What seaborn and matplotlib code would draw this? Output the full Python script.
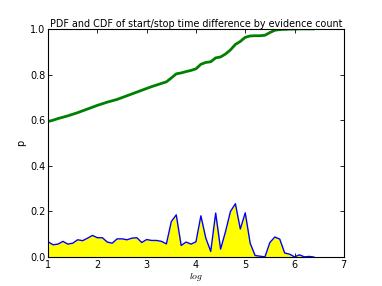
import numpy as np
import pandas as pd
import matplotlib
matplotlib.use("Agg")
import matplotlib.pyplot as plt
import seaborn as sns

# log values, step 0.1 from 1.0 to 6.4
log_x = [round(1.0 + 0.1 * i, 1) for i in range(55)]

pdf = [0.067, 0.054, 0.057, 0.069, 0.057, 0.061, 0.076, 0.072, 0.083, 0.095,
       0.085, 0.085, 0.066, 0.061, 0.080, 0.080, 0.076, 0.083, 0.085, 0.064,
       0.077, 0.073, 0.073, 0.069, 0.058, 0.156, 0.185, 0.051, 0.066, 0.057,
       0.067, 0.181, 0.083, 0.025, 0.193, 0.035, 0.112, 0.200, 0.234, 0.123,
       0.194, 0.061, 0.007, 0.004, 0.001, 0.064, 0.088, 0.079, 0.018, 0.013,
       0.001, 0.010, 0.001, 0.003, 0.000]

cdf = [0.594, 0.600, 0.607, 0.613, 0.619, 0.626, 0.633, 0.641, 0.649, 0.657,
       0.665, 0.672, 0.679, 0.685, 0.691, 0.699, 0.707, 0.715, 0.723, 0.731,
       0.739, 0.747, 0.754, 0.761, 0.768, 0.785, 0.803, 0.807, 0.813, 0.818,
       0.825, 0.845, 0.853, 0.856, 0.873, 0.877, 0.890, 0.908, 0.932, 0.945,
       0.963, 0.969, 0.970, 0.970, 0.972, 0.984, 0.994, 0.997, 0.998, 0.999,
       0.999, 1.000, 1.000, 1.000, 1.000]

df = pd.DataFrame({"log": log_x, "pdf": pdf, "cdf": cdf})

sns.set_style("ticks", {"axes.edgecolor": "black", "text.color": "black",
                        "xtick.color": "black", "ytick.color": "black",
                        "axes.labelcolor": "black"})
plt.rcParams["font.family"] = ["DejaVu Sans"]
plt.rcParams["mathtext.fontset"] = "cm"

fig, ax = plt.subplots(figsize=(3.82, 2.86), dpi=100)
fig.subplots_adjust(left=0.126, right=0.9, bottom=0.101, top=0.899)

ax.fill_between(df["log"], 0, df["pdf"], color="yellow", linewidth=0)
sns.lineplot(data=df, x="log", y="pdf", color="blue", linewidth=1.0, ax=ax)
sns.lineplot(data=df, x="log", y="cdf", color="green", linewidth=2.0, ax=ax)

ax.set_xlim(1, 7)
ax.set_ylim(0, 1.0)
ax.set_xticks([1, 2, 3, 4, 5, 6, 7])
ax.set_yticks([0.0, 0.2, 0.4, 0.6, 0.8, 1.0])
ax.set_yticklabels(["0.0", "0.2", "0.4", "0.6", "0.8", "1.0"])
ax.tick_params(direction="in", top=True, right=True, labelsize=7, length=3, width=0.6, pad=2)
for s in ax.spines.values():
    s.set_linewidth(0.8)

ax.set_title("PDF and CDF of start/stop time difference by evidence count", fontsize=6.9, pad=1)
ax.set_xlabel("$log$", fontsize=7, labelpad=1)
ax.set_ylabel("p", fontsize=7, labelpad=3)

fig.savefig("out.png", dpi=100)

###

■ Task requirements
Leave out the pictures. Transcribe only the lines above, from the first through the one that contains "log_x = [round(1.0".

■ Finished answer
What seaborn and matplotlib code would draw this? Output the full Python script.
import numpy as np
import pandas as pd
import matplotlib
matplotlib.use("Agg")
import matplotlib.pyplot as plt
import seaborn as sns

# log values, step 0.1 from 1.0 to 6.4
log_x = [round(1.0 + 0.1 * i, 1) for i in range(55)]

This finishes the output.